The move to television was also a move from Formica® to actual mahogany.

In 2016, Westwood One re-signed Levin to a ten-year contract extension, which will keep him around until your children have Ph.D. degrees and are driving taxicabs because of our crummy universities. In 2018, Levin was inducted into the National Radio Hall of Fame, as every radio host does who is not cancelled after a station's consultants do a study showing he has a poor Q Rating or something.

The contract didn't preclude a little moonlighting, and Levin started a show on Fox News called Life, Linguini & Levin. The full-hour Sunday show was a chance for Levin to attract larger audiences and in-studio guests, and for Fox to indemnify itself from the Nevertrumpers in its newsroom (and its boardroom). The show pursued the claim that the Obama administration spied on Trump and that Kamala Harris was not qualified to be Vice President, That's right, I said it!

Scandals[edit]

Levin has been known to take hundreds of thousands of dollars in supposed "advertising fees" from organizations established by the Koch Brothers and to boost the Tea Party movement. He denies that his opinions are driven by money, but his opinions sometimes change over time, as the fees surely do too, thus providing evidence that he engages in pay-to-play.

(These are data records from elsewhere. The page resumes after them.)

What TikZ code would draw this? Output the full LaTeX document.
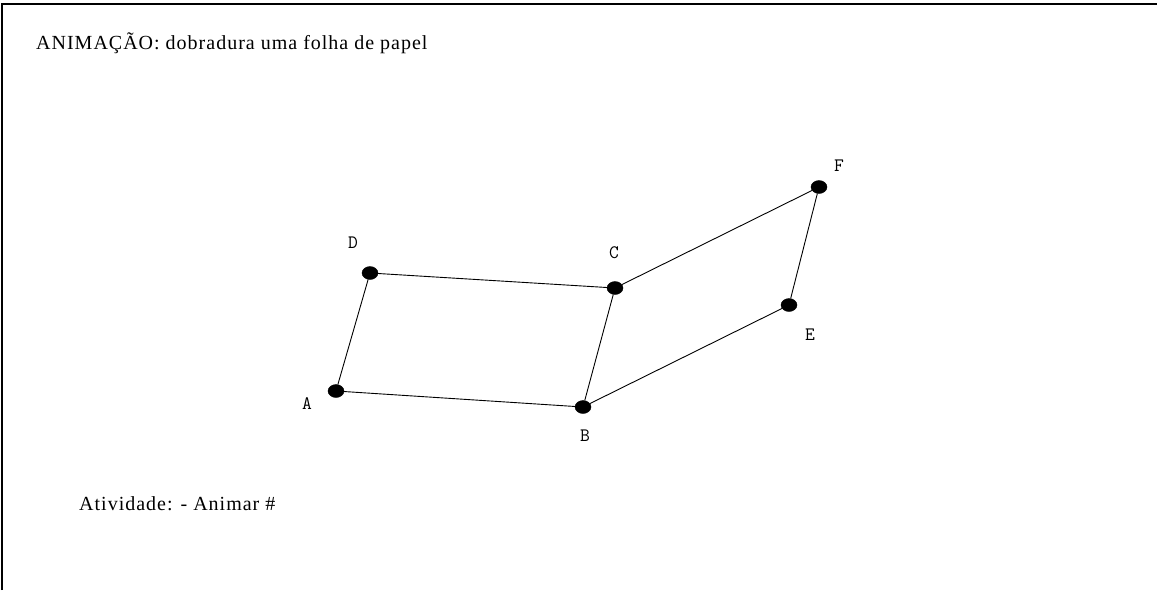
\documentclass[tikz,border=0pt]{standalone}
\usepackage{fontspec}
\setmainfont[LetterSpace=5]{Liberation Serif}
\usetikzlibrary{shapes.geometric}
\tikzset{
  pt/.style={draw=black,fill=black,ellipse,minimum width=16pt,minimum height=13pt,inner sep=0pt},
  lbl/.style={font=\ttfamily\fontsize{19}{21}\selectfont,inner sep=0pt},
  edge/.style={draw=black,line width=0.9pt},
  txt/.style={font=\fontsize{20}{24}\selectfont,inner sep=0pt,anchor=west}
}
\begin{document}
\begin{tikzpicture}[x=1pt,y=-1pt]
\useasboundingbox (0,0) rectangle (1157,590);
\draw[line width=1.5pt] (2,590) -- (2,4) -- (1157,4);
\node[txt] (title) at (36,43) {ANIMAÇÃO: dobradura uma folha de papel};
\node[txt] (act) at (79,504) {Atividade: - Animar \#};
\node[pt] (A) at (336,391) {};
\node[pt] (B) at (583,407) {};
\node[pt] (C) at (615,288) {};
\node[pt] (D) at (370,273) {};
\node[pt] (E) at (789,305) {};
\node[pt] (F) at (819,187) {};
\node[lbl] (lA) at (307,404) {A};
\node[lbl] (lB) at (585,436) {B};
\node[lbl] (lC) at (614,253) {C};
\node[lbl] (lD) at (353,243) {D};
\node[lbl] (lE) at (810,335) {E};
\node[lbl] (lF) at (839,166) {F};
\draw[edge] (A) -- (B) -- (C) -- (D) -- (A);
\draw[edge] (B) -- (E) -- (F) -- (C);
\end{tikzpicture}
\end{document}
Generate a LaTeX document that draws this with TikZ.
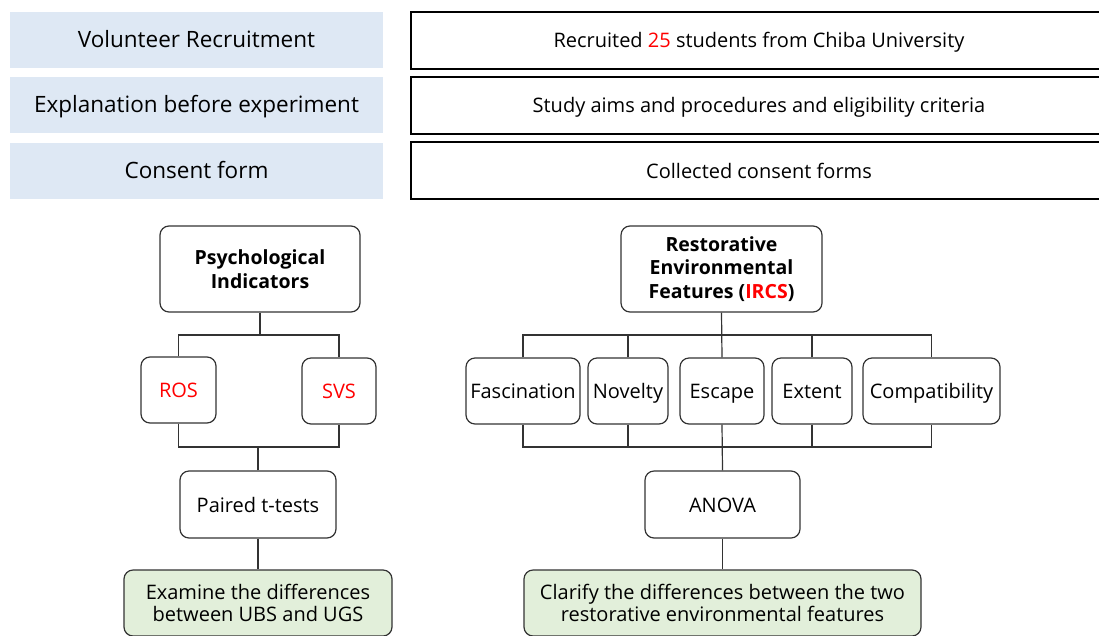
\documentclass[tikz,border=0pt]{standalone}
\usepackage{fontspec}
\setmainfont{Open Sans}
\usetikzlibrary{calc}
\definecolor{stepblue}{HTML}{DEE8F4}
\definecolor{resgreen}{HTML}{E2EFDA}
\definecolor{hlred}{HTML}{FF0000}
\definecolor{edge}{HTML}{333333}
\tikzset{
  oneline/.style={text height=17pt, text depth=2pt},
  phase/.style={fill=stepblue, draw=none, minimum width=373pt, minimum height=56pt, inner sep=0pt, oneline, font=\fontsize{22.5}{26}\selectfont},
  detail/.style={draw=black, line width=2pt, minimum width=696pt, minimum height=57pt, inner sep=0pt, oneline, font=\fontsize{20}{24}\selectfont},
  rbox/.style={draw=edge, line width=1.2pt, rounded corners=9pt, inner sep=0pt, align=center, font=\fontsize{20}{23}\selectfont},
  leaf/.style={rbox, oneline},
  head/.style={rbox, font=\bfseries\fontsize{19.5}{23.5}\selectfont},
  outcome/.style={rbox, fill=resgreen, font=\fontsize{20}{22}\selectfont},
  link/.style={draw=edge, line width=1.2pt},
}
\begin{document}
\begin{tikzpicture}[x=1pt, y=-1pt]
\clip (0,0) rectangle (1099,635);
\fill[white] (0,0) rectangle (1099,635);

% procedure steps
\node[phase] (p1) at (196.5,40) {Volunteer Recruitment};
\node[phase] (p2) at (196.5,105) {Explanation before experiment};
\node[phase] (p3) at (196.5,170.5) {Consent form};
\node[detail] (d1) at (759,40) {Recruited \textcolor{hlred}{25} students from Chiba University};
\node[detail] (d2) at (759,105) {Study aims and procedures and eligibility criteria};
\node[detail] (d3) at (759,170.5) {Collected consent forms};

% psychological branch
\node[head, minimum width=200pt, minimum height=86pt] (psy) at (260,269) {Psychological\\Indicators};
\node[leaf, minimum width=75pt, minimum height=66pt, text=hlred] (ros) at (178.5,390) {ROS};
\node[leaf, minimum width=74pt, minimum height=66pt, text=hlred] (svs) at (339,391) {SVS};
\node[leaf, minimum width=156pt, minimum height=67pt] (ttest) at (258,504.5) {Paired t-tests};
\node[outcome, minimum width=268pt, minimum height=66pt] (exam) at (258,603) {Examine the differences\\between UBS and UGS};

\coordinate (pa) at (0,335);
\coordinate (pb) at (0,447);
\draw[link] (psy.south) -- (psy.south |- pa);
\draw[link] (ros.north) |- (pa -| psy.south) -| (svs.north);
\draw[link] (ros.south) |- (pb -| ttest.north) -| (svs.south);
\draw[link] (ttest.north) -- (ttest.north |- pb);
\draw[link] (ttest.south) -- (exam.north);

% environmental branch
\node[head, minimum width=201pt, minimum height=86pt] (env) at (721.5,269) {Restorative\\Environmental\\Features (\textcolor{hlred}{IRCS})};
\node[leaf, minimum width=114pt, minimum height=66pt] (fas) at (523,391) {Fascination};
\node[leaf, minimum width=80pt, minimum height=66pt] (nov) at (628,391) {Novelty};
\node[leaf, minimum width=84pt, minimum height=66pt] (esc) at (722,391) {Escape};
\node[leaf, minimum width=80pt, minimum height=66pt] (ext) at (812,391) {Extent};
\node[leaf, minimum width=137pt, minimum height=66pt] (com) at (931.5,391) {Compatibility};
\node[leaf, minimum width=155pt, minimum height=67pt] (anova) at (722.5,504.5) {ANOVA};
\node[outcome, minimum width=397pt, minimum height=66pt] (clar) at (722.5,603) {Clarify the differences between the two\\restorative environmental features};

\coordinate (ea) at (0,335);
\coordinate (eb) at (0,447);
\draw[link] (fas.north) |- (ea -| env.south) -| (com.north);
\draw[link] (env.south) -- (esc.north);
\draw[link] (nov.north) -- (nov.north |- ea);
\draw[link] (ext.north) -- (ext.north |- ea);
\draw[link] (fas.south) |- (eb -| esc.south) -| (com.south);
\draw[link] (nov.south) -- (nov.south |- eb);
\draw[link] (ext.south) -- (ext.south |- eb);
\draw[link] (esc.south) -- (anova.north);
\draw[link] (anova.south) -- (clar.north);
\end{tikzpicture}
\end{document}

Continually haranguing his radio producer to express agreement with him may constitute a threatening work environment. Failing both of those, there may be other bases for the federal government to litigate against him. For example, Levin's shows constitute a monopoly over persons wishing to take in Levin's political opinions. Incidentally, any of these opinions, if repeated at San Francisco garden parties to "break the ice," will get you cut off from the open bar in a matter of — Shut up, you idiot! Why does he annoy me more than all the others?

Personal[edit]

Listen, my dog just died, so we're going to discuss him for the next two months.